Tous les prêteurs n’étaient pas juifs, mais l’usure leur était généralement attribuée.
On peut à ce sujet se référer à la Statistique du département du Bas-Rhin, rédigée par le préfet Laumond, en 1801 :
« Le trafic, les échanges, le prêt, sont leur commerce habituel ; l’agriculture, les fabriques, et en général l’industrie sédentaire, ne sont ni de leur goût, ni dans leurs vues politiques
[…]
La haine qu’on leur portait s’est-elle affaiblie ? »
En considérant cette question en général, on pourrait répondre non. Comme les juifs n’ont rien changé à leur genre de commerce, et qu’ils sont (pris en total) tout aussi avides qu’avant, il n’y a pas de raison suffisante pour qu’ils soient plus aimés; mais il y a peut-être plus de justice distributive à leur égard qu’auparavant. On ne confond pas tous les juifs dans la même catégorie, et le respect public accompagne ceux , en petit nombre, qui s’en rendent dignes.
[…]
Quoi qu’il en soit, les juifs ne sont point aimés, parce qu’en général ils ne sont point aimables: qu’ils le deviennent, les dispositions changeront; ils en ont pour garant l’expérience‘de ceux d’entre eux qui le méritent. »
Cette haine se retrouve dans ce bulletin de police du 18 octobre 1805 :
« Haut-Rhin. Juifs. Au commencement de ce mois, on avait répandu dans le Haut-Rhin que les juifs devaient être tous massacrés, les [2 et 3 octobre]. Le préfet présumait que les juifs faisaient eux-mêmes circuler ces bruits pour fixer sur eux l'attention des autorités. Il avait prescrit néanmoins les mesures de sûreté convenables. Par une lettre du [14 octobre], M. le maréchal Moncey expose qu'aucun trouble n'a eu lieu aux jours indiqués (fêtes juives). Quelques individus, signalés comme auteurs ou complices de ce projet, ont été arrêtés et relâchés, s'étant justifiés complètement. Il existe cependant, suivant le rapport de la gendarmerie du Haut-Rhin, un mécontentement général et une haine prononcée contre les juifs. On les accuse d'avoir ruiner plusieurs familles par des escroqueries de toute espèce. Les autorités civiles et militaires veillent à leur
sûreté. »
De tels rapports ne pouvaient laisser indifférent Napoléon.
Décret du 30 mai 1806 :
« Sur le compte qui nous a été rendu que, dans plusieurs départements septentrionaux de notre empire, certains juifs n'exerçant d'autre profession que celle de l'usure, ont par l'accumulation des intérêts les plus immodérés, mis beaucoup de cultivateurs de ces pays dans un état de grande détresse;
Nous avons pensé que nous devions venir au secours de ceux de nos sujets qu'une avidité injuste aurait réduits à ces fâcheuses extrémités.

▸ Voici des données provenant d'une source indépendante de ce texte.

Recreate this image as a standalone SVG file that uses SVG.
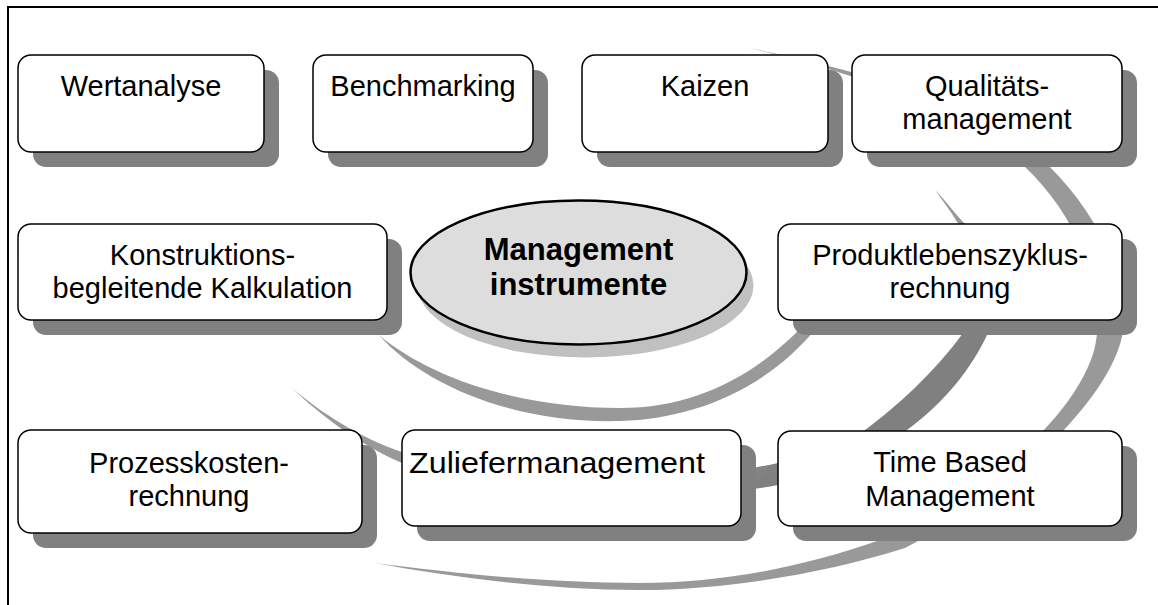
<svg xmlns="http://www.w3.org/2000/svg" width="1158" height="605" viewBox="0 0 1158 605">
<style>
.sh{fill:#808080}
.bx{fill:#fff;stroke:#000;stroke-width:1.5}
.t{font-family:"Liberation Sans",Arial,sans-serif;font-size:29px;fill:#000;text-anchor:middle}
.tb{font-family:"Liberation Sans",Arial,sans-serif;font-size:31px;font-weight:bold;fill:#000;text-anchor:middle}
.light{fill:#999999}
</style>
<defs>
<linearGradient id="gMid" gradientUnits="userSpaceOnUse" x1="590" y1="590" x2="620" y2="620">
<stop offset="0" stop-color="#999999"/>
<stop offset="1" stop-color="#808080"/>
</linearGradient>
</defs>
<rect width="1158" height="605" fill="#fff"/>
<g id="frame"><path d="M8,605 V7 H1158" fill="none" stroke="#000" stroke-width="2"/></g>
<g id="connectors">
<path id="arc-outer" class="light" d="M750,48 C850,70 970,95 1050,167 C1095,212 1124,270 1124,320 C1124,390 1010,495 905,548 C820,575 720,590 640,590 C540,590 440,575 375,563 C445,572 540,583 640,583 C720,583 800,568 880,540 C980,505 1097,400 1097,330 C1097,260 1065,205 1025,167 C975,112 850,72 750,48 Z"/>
<path id="arc-middle" fill="url(#gMid)" d="M292,388 C320,415 360,445 402,463 C470,495 680,505 778,485 C830,470 880,448 907,430 C945,402 972,368 988,333 C1005,290 1000,250 963,222 C952,210 945,200 935,190 C942,200 950,210 957,222 C985,250 985,300 963,333 C935,372 895,408 865,430 C840,448 810,460 778,463 C680,485 480,485 402,452 C360,438 320,412 292,388 Z"/>
<path id="arc-inner" class="light" d="M379,335 C420,382 510,424 620,421 C690,419 765,392 818,326 L812,316 C762,372 700,408 620,408 C520,408 430,378 379,335 Z"/>
</g>
<g id="n-wertanalyse">
<rect class="sh" x="33" y="70" width="246" height="97" rx="13"/>
<rect class="bx" x="18" y="55" width="246" height="97" rx="13"/>
<text class="t" x="141" y="96">Wertanalyse</text>
</g>
<g id="n-benchmarking">
<rect class="sh" x="328" y="70" width="220" height="97" rx="13"/>
<rect class="bx" x="313" y="55" width="220" height="97" rx="13"/>
<text class="t" x="423" y="96">Benchmarking</text>
</g>
<g id="n-kaizen">
<rect class="sh" x="597" y="70" width="246" height="97" rx="13"/>
<rect class="bx" x="582" y="55" width="246" height="97" rx="13"/>
<text class="t" x="705" y="96">Kaizen</text>
</g>
<g id="n-qualitaet">
<rect class="sh" x="867" y="70" width="270" height="97" rx="13"/>
<rect class="bx" x="852" y="55" width="270" height="97" rx="13"/>
<text class="t" x="987" y="96">Qualitäts-</text>
<text class="t" x="987" y="128.5">management</text>
</g>
<g id="n-konstruktion">
<rect class="sh" x="33" y="239" width="369" height="96" rx="13"/>
<rect class="bx" x="18" y="224" width="369" height="96" rx="13"/>
<text class="t" x="202.5" y="265">Konstruktions-</text>
<text class="t" x="202.5" y="297.5">begleitende Kalkulation</text>
</g>
<g id="n-center">
<ellipse cx="585.5" cy="285.5" rx="168" ry="72" fill="#c0c0c0"/>
<ellipse cx="578.5" cy="272.5" rx="168" ry="72" fill="#dddddd" stroke="#000" stroke-width="2.5"/>
<text class="tb" x="578.5" y="260">Management</text>
<text class="tb" x="578.5" y="295">instrumente</text>
</g>
<g id="n-produktlebenszyklus">
<rect class="sh" x="793" y="239" width="344" height="96" rx="13"/>
<rect class="bx" x="778" y="224" width="344" height="96" rx="13"/>
<text class="t" x="950" y="265">Produktlebenszyklus-</text>
<text class="t" x="950" y="297.5">rechnung</text>
</g>
<g id="n-prozesskosten">
<rect class="sh" x="33" y="445" width="344" height="103" rx="13"/>
<rect class="bx" x="18" y="430" width="344" height="103" rx="13"/>
<text class="t" x="189" y="473">Prozesskosten-</text>
<text class="t" x="189" y="506">rechnung</text>
</g>
<g id="n-zuliefer">
<rect class="sh" x="417" y="445" width="339" height="96" rx="13"/>
<rect class="bx" x="402" y="430" width="339" height="96" rx="13"/>
<text class="t" x="409" y="473" style="text-anchor:start" textLength="296" lengthAdjust="spacingAndGlyphs">Zuliefermanagement</text>
</g>
<g id="n-timebased">
<rect class="sh" x="793" y="446" width="344" height="95" rx="13"/>
<rect class="bx" x="778" y="431" width="344" height="95" rx="13"/>
<text class="t" x="950" y="472">Time Based</text>
<text class="t" x="950" y="506">Management</text>
</g>
</svg>
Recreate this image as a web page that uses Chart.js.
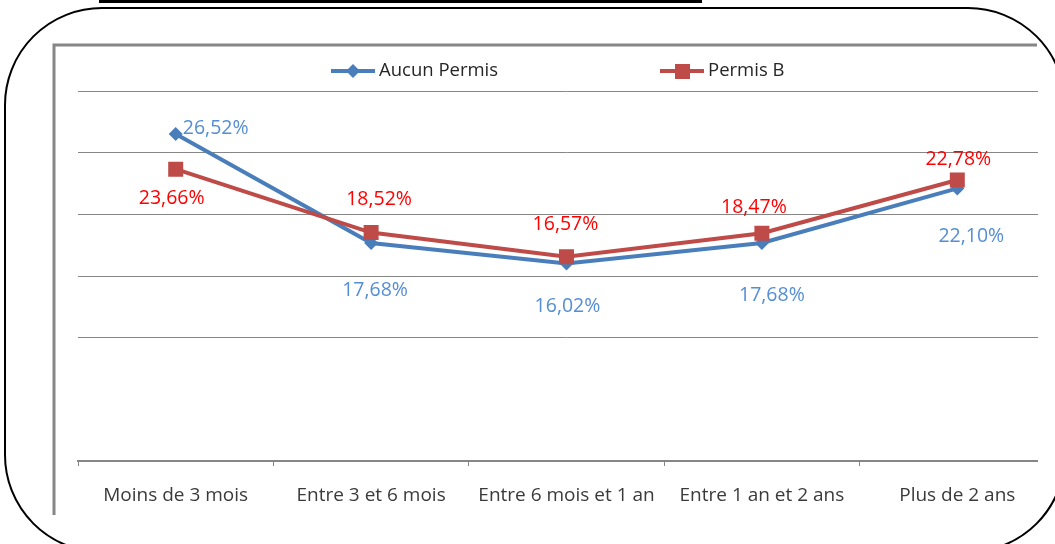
<!DOCTYPE html>
<html>
<head>
<meta charset="utf-8">
<script src="https://cdn.jsdelivr.net/npm/chart.js@4"></script>
<style>
  html, body { margin: 0; padding: 0; background: #fff; overflow: hidden; }
  #wrap { width: 1055px; height: 544px; position: relative; }
</style>
</head>
<body>
<div id="wrap"><canvas id="duree-chart"></canvas></div>
<script>
// chart data
const categories = ['Moins de 3 mois', 'Entre 3 et 6 mois', 'Entre 6 mois et 1 an', 'Entre 1 an et 2 ans', 'Plus de 2 ans'];
const aucunPermis = [26.52, 17.68, 16.02, 17.68, 22.10];
const permisB = [23.66, 18.52, 16.57, 18.47, 22.78];
const seriesNames = ['Aucun Permis', 'Permis B'];
const yTicks = [0, 5, 10, 15, 20, 25, 30];

// label offsets from each point (pixels), like excel places them
const labelOffsetsBlue = [[40, -5], [4, 47], [1, 43], [10, 52], [14, 48]];
const labelOffsetsRed = [[-4, 29], [8, -33], [-1, -32], [-8, -26], [1, -21]];

const blue = '#4a7ebb', red = '#be4b48';
const blueText = '#558ed5', redText = '#ff0000';
const grey = '#868686';
const fontFam = '"Open Sans", "Noto Sans", sans-serif';

function fmt(v) { return v.toFixed(2).replace('.', ',') + '%'; }

const decor = {
  id: 'decor',
  beforeDraw(chart) {
    const c = chart.ctx;
    c.save();
    c.fillStyle = '#fff';
    c.fillRect(0, 0, chart.width, chart.height);
    c.restore();
  },
  beforeDatasetsDraw(chart) {
    // plot lines stop short of the right edge in the original
    const c = chart.ctx;
    c.save();
    c.fillStyle = '#fff';
    c.fillRect(1038, 80, 20, 400);
    c.restore();
  },
  afterDatasetsDraw(chart) {
    const c = chart.ctx;
    c.save();
    c.font = '19.5px ' + fontFam;
    c.textAlign = 'center';
    c.textBaseline = 'middle';
    const sets = [[0, labelOffsetsBlue, blueText], [1, labelOffsetsRed, redText]];
    sets.forEach(([di, offs, col]) => {
      const meta = chart.getDatasetMeta(di);
      const vals = chart.data.datasets[di].data;
      meta.data.forEach((pt, j) => {
        c.fillStyle = col;
        c.fillText(fmt(vals[j]), pt.x + offs[j][0], pt.y + offs[j][1]);
      });
    });
    c.restore();
  },
  afterDraw(chart) {
    const c = chart.ctx;
    c.save();
    // legend
    c.lineWidth = 4;
    c.strokeStyle = blue;
    c.beginPath(); c.moveTo(331, 71); c.lineTo(375, 71); c.stroke();
    c.fillStyle = blue;
    c.beginPath(); c.moveTo(353, 64); c.lineTo(360, 71); c.lineTo(353, 78); c.lineTo(346, 71); c.closePath(); c.fill();
    c.strokeStyle = red;
    c.beginPath(); c.moveTo(660, 71); c.lineTo(704, 71); c.stroke();
    c.fillStyle = red;
    c.fillRect(675, 64, 15, 15);
    c.font = '18.5px ' + fontFam;
    c.fillStyle = '#262626';
    c.textBaseline = 'middle';
    c.textAlign = 'left';
    c.fillText(seriesNames[0], 379, 71);
    c.fillText(seriesNames[1], 708, 71);

    // grey chart frame
    c.strokeStyle = grey;
    c.lineWidth = 3;
    c.beginPath(); c.moveTo(54, 515); c.lineTo(54, 45); c.lineTo(1037, 45); c.stroke();

    // title underline (cut off at top)
    c.fillStyle = '#000';
    c.fillRect(99, 0, 603, 3);

    // rounded outer frame
    const x0 = 5, y0 = 8, x1 = 1065, y1 = 552, r = 97;
    c.strokeStyle = '#000';
    c.lineWidth = 2;
    c.beginPath();
    c.moveTo(x0 + r, y0);
    c.lineTo(x1 - r, y0);
    c.arcTo(x1, y0, x1, y0 + r, r);
    c.lineTo(x1, y1 - r);
    c.arcTo(x1, y1, x1 - r, y1, r);
    c.lineTo(x0 + r, y1);
    c.arcTo(x0, y1, x0, y1 - r, r);
    c.lineTo(x0, y0 + r);
    c.arcTo(x0, y0, x0 + r, y0, r);
    c.closePath();
    c.stroke();
    c.restore();
  }
};

const ctx = document.getElementById('duree-chart').getContext('2d');
const chart = new Chart(ctx, {
  type: 'line',
  data: {
    labels: categories,
    datasets: [
      {
        label: seriesNames[0],
        data: aucunPermis,
        borderColor: blue,
        backgroundColor: blue,
        borderWidth: 4,
        pointStyle: 'rectRot',
        pointRadius: 7,
        pointBorderWidth: 0,
        tension: 0,
        order: 1
      },
      {
        label: seriesNames[1],
        data: permisB,
        borderColor: red,
        backgroundColor: red,
        borderWidth: 4,
        pointStyle: 'rect',
        pointRadius: 10.6,
        pointBorderWidth: 0,
        tension: 0,
        order: 0
      }
    ]
  },
  options: {
    responsive: true,
    maintainAspectRatio: false,
    animation: false,
    layout: { autoPadding: false, padding: { left: 78, right: 0, top: 91, bottom: 0 } },
    plugins: {
      legend: { display: false },
      tooltip: { enabled: false }
    },
    scales: {
      x: {
        offset: true,
        grid: {
          offset: true,
          drawOnChartArea: false,
          drawTicks: true,
          tickLength: 5,
          color: grey,
          lineWidth: 1
        },
        border: { display: true, color: grey, width: 2 },
        ticks: {
          color: '#3a3a3a',
          padding: 18,
          maxRotation: 0,
          autoSkip: false,
          font: { family: fontFam, size: 19 }
        },
        afterFit(scale) {
          scale.height = 83;
          scale.paddingLeft = 0;
          scale.paddingRight = 0;
        }
      },
      y: {
        min: yTicks[0],
        max: yTicks[yTicks.length - 1],
        afterBuildTicks(scale) { scale.ticks = yTicks.map(v => ({ value: v })); },
        ticks: { display: false },
        border: { display: false },
        grid: {
          drawTicks: false,
          lineWidth: 1,
          color: (c) => (c.tick && c.tick.value === 5) ? 'rgba(0,0,0,0)' : grey
        },
        afterFit(scale) { scale.width = 0; }
      }
    }
  },
  plugins: [decor]
});
</script>
</body>
</html>
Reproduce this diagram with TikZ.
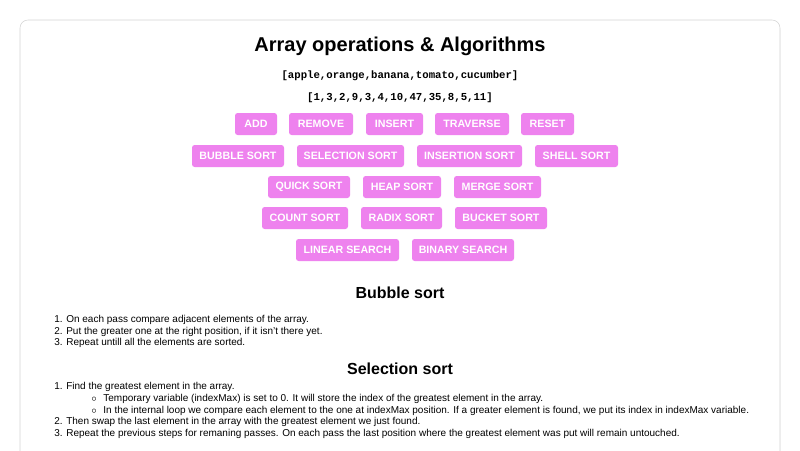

Ces circonstances nous ont fait en même temps connaître combien il était urgent de ranimer, parmi ceux qui professent la religion juive dans les pays soumis à notre obéissance les sentiments de morale civile, qui malheureusement ont été amortis chez un trop grand nombre d'entre eux par l'état d'abaissement dans lequel ils ont longtemps langui, état qu'il n'entre point dans nos intentions de maintenir ni de renouveler.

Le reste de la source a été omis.